▶ _Your objective_
Only the lines from the start of the data through the line containing "1.44, 0.16, 1];" should be written out, exactly as they are, with both ends included and the pictures left out.

▶ _Available data_

******************************

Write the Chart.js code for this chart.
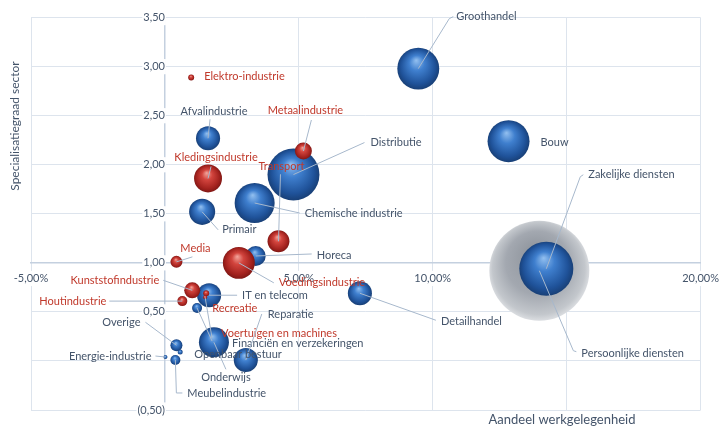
<!DOCTYPE html>
<html>
<head>
<meta charset="utf-8">
<script src="https://cdn.jsdelivr.net/npm/chart.js@4/dist/chart.umd.min.js"></script>
<style>
  html, body { margin: 0; padding: 0; background: #fff; }
  #wrap { width: 728px; height: 428px; }
</style>
</head>
<body>
<div id="wrap"><canvas id="chart"></canvas></div>
<script>
// blauwe sectoren
const blueNames = ["Groothandel", "Bouw", "Zakelijke diensten", "Distributie", "Chemische industrie",
  "Afvalindustrie", "Primair", "Horeca", "Detailhandel", "IT en telecom", "Financiën en verzekeringen",
  "Onderwijs", "Reparatie", "Openbaar bestuur", "Overige", "Energie-industrie", "Meubelindustrie"];
const blueX = [9.46, 12.83, 14.24, 4.80, 3.35, 1.61, 1.39, 3.39, 7.28, 1.65, 1.20, 1.83, 3.02, 0.57, 0.43, 0.02, 0.39];
const blueY = [2.98, 2.24, 0.94, 1.90, 1.61, 2.27, 1.52, 1.07, 0.69, 0.67, 0.54, 0.19, 0.01, 0.09, 0.16, 0.04, 0.01];
const blueSize = [17.6, 17.6, 29.2, 27, 16, 5.8, 6.8, 4, 5.8, 5.8, 1, 9, 5.8, 0.25, 1.44, 0.16, 1];

// rode sectoren
const redNames = ["Elektro-industrie", "Metaalindustrie", "Kledingsindustrie", "Transport", "Media",
  "Voedingsindustrie", "Kunststofindustrie", "Houtindustrie", "Recreatie", "Voertuigen en machines"];
const redX = [0.98, 5.17, 1.61, 4.24, 0.43, 2.76, 1.02, 0.65, 1.54, 1.50];
const redY = [2.89, 2.14, 1.86, 1.22, 1.01, 1.00, 0.72, 0.61, 0.69, 0.65];
const redSize = [0.36, 2.9, 7.8, 4.8, 1.44, 10.2, 2.56, 1, 0.36, 0.16];

// grijze sector
const greyNames = ["Persoonlijke diensten"];
const greyX = [13.98];
const greyY = [0.92];
const greySize = [100];

// label placement: [dx, dy, align, leader points] relative to the bubble (px)
const bluePlace = [
  [38, -52, "left", [[35, -52], [31, -50]]],
  [32, 1, "left", null],
  [42, -94, "left", [[37, -94], [34, -92]]],
  [77, -32, "left", [[71, -32]]],
  [50, 10, "left", [[45, 10]]],
  [6, -27, "center", [[2, -19]]],
  [20, 18, "left", [[16, 18]]],
  [61, -1, "left", [[56, -2]]],
  [81, 28, "left", [[76, 27]]],
  [33, 0, "left", [[28, 0]]],
  [35, 35, "left", [[15, 33]]],
  [12, 35, "center", [[12, 27]]],
  [22, -46, "left", [[16, -46]]],
  [14, 2, "left", null],
  [-36, -23, "right", [[-31, -23]]],
  [-14, -1, "right", [[-10, -1]]],
  [12, 33, "left", [[7, 33], [1, 33]]]
];
const redPlace = [
  [13, -1, "left", null],
  [2, -41, "center", [[8, -31]]],
  [8, -21, "center", [[3, -12]]],
  [3, -75, "center", [[2, -67]]],
  [19, -13, "center", [[16, -5]]],
  [40, 20, "left", [[35, 20]]],
  [-33, -10, "right", [[-29, -10]]],
  [-76, 0, "right", [[-73, 0]]],
  [6, 15, "left", null],
  [16, 36, "left", [[7, 41]]]
];
const greyPlace = [[42, 83, "left", [[37, 81], [34, 80]]]];

const FONT = "Lato, 'Open Sans', sans-serif";
const TEXT = "#44546a";
const RED_TEXT = "#c0392b";

function points(xs, ys, sizes) {
  return xs.map((x, i) => ({ x: x, y: ys[i], r: 5 * Math.sqrt(sizes[i]) }));
}

function shade(stops) {
  return (ctx) => {
    const chart = ctx.chart;
    const raw = ctx.raw;
    if (!raw || !chart.chartArea || !chart.scales.x) return stops[1][1];
    const cx = chart.scales.x.getPixelForValue(raw.x);
    const cy = chart.scales.y.getPixelForValue(raw.y);
    const r = Math.max(raw.r, 1);
    const g = chart.ctx.createRadialGradient(cx - r * 0.1, cy - r * 0.4, 0, cx, cy, r * 1.05);
    stops.forEach(s => g.addColorStop(s[0], s[1]));
    return g;
  };
}

const blueShade = shade([[0, "#93c0f0"], [0.35, "#3f7fce"], [0.78, "#1f5299"], [1, "#173c70"]]);
const redShade = shade([[0, "#f3a59c"], [0.35, "#d2443d"], [0.78, "#a3221e"], [1, "#7a1613"]]);
const greyShade = shade([[0, "#8d939b"], [0.6, "#a3a8b0"], [0.88, "#c3c7cc"], [1, "#e4e6e9"]]);

const labelPlugin = {
  id: "sectorLabels",
  afterDatasetsDraw(chart) {
    const ctx = chart.ctx;
    ctx.save();
    ctx.font = "11px " + FONT;
    ctx.textBaseline = "middle";
    chart.data.datasets.forEach((ds, di) => {
      const meta = chart.getDatasetMeta(di);
      meta.data.forEach((el, i) => {
        const p = ds.place[i];
        const lead = p[3];
        if (lead) {
          ctx.strokeStyle = "#a7b8cc";
          ctx.lineWidth = 1;
          ctx.beginPath();
          ctx.moveTo(el.x + lead[0][0], el.y + lead[0][1]);
          for (let k = 1; k < lead.length; k++) ctx.lineTo(el.x + lead[k][0], el.y + lead[k][1]);
          ctx.lineTo(el.x, el.y);
          ctx.stroke();
        }
        ctx.fillStyle = ds.textColor;
        ctx.textAlign = p[2];
        ctx.fillText(ds.names[i], el.x + p[0], el.y + p[1]);
      });
    });
    ctx.restore();
  }
};

const titlePlugin = {
  id: "axisTitles",
  afterDraw(chart) {
    const ctx = chart.ctx;
    ctx.save();
    ctx.fillStyle = TEXT;
    ctx.textAlign = "center";
    ctx.textBaseline = "middle";
    ctx.font = "13px " + FONT;
    ctx.fillText("Aandeel werkgelegenheid", 562, 420);
    ctx.font = "12px " + FONT;
    ctx.translate(15, 126);
    ctx.rotate(-Math.PI / 2);
    ctx.fillText("Specialisatiegraad sector", 0, 0);
    ctx.restore();
  }
};

function fmtNum(v) {
  return Math.abs(v).toFixed(2).replace(".", ",");
}

new Chart(document.getElementById("chart"), {
  type: "bubble",
  data: {
    datasets: [
      { label: "rood", data: points(redX, redY, redSize), names: redNames, place: redPlace,
        textColor: RED_TEXT, backgroundColor: redShade, borderWidth: 0 },
      { label: "blauw", data: points(blueX, blueY, blueSize), names: blueNames, place: bluePlace,
        textColor: TEXT, backgroundColor: blueShade, borderWidth: 0 },
      { label: "grijs", data: points(greyX, greyY, greySize), names: greyNames, place: greyPlace,
        textColor: TEXT, backgroundColor: greyShade, borderWidth: 0 }
    ]
  },
  options: {
    responsive: true,
    maintainAspectRatio: false,
    animation: false,
    events: [],
    layout: { autoPadding: false, padding: { left: 31, right: 22, top: 15, bottom: 18 } },
    plugins: { legend: { display: false }, tooltip: { enabled: false } },
    scales: {
      x: {
        type: "linear",
        position: { y: 1 },
        min: -5,
        max: 20,
        ticks: {
          stepSize: 5,
          padding: 9,
          color: TEXT,
          font: { family: FONT, size: 11 },
          showLabelBackdrop: true,
          backdropPadding: 1,
          backdropColor: (c) => (c.tick && c.tick.value === 0 ? "rgba(0,0,0,0)" : "#fff"),
          callback: (v) => (v === 0 ? "" : (v < 0 ? "-" : "") + fmtNum(v) + "%")
        },
        grid: { color: "#dde4ed", drawTicks: false },
        border: { color: "#c4d0df", width: 1.5 }
      },
      y: {
        type: "linear",
        position: { x: 0 },
        min: -0.5,
        max: 3.5,
        ticks: {
          stepSize: 0.5,
          padding: 11,
          color: TEXT,
          font: { family: FONT, size: 11 },
          showLabelBackdrop: true,
          backdropPadding: 1,
          backdropColor: (c) => (c.tick && c.tick.value === 0 ? "rgba(0,0,0,0)" : "#fff"),
          callback: (v) => (v === 0 ? "" : v < 0 ? "(" + fmtNum(v) + ")" : fmtNum(v))
        },
        grid: { color: "#dde4ed", drawTicks: false },
        border: { color: "#c4d0df", width: 1.5 }
      }
    }
  },
  plugins: [labelPlugin, titlePlugin]
});
</script>
</body>
</html>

******************************

▶ _Problem solution_
Write the Chart.js code for this chart.
<!DOCTYPE html>
<html>
<head>
<meta charset="utf-8">
<script src="https://cdn.jsdelivr.net/npm/chart.js@4/dist/chart.umd.min.js"></script>
<style>
  html, body { margin: 0; padding: 0; background: #fff; }
  #wrap { width: 728px; height: 428px; }
</style>
</head>
<body>
<div id="wrap"><canvas id="chart"></canvas></div>
<script>
// blauwe sectoren
const blueNames = ["Groothandel", "Bouw", "Zakelijke diensten", "Distributie", "Chemische industrie",
  "Afvalindustrie", "Primair", "Horeca", "Detailhandel", "IT en telecom", "Financiën en verzekeringen",
  "Onderwijs", "Reparatie", "Openbaar bestuur", "Overige", "Energie-industrie", "Meubelindustrie"];
const blueX = [9.46, 12.83, 14.24, 4.80, 3.35, 1.61, 1.39, 3.39, 7.28, 1.65, 1.20, 1.83, 3.02, 0.57, 0.43, 0.02, 0.39];
const blueY = [2.98, 2.24, 0.94, 1.90, 1.61, 2.27, 1.52, 1.07, 0.69, 0.67, 0.54, 0.19, 0.01, 0.09, 0.16, 0.04, 0.01];
const blueSize = [17.6, 17.6, 29.2, 27, 16, 5.8, 6.8, 4, 5.8, 5.8, 1, 9, 5.8, 0.25, 1.44, 0.16, 1];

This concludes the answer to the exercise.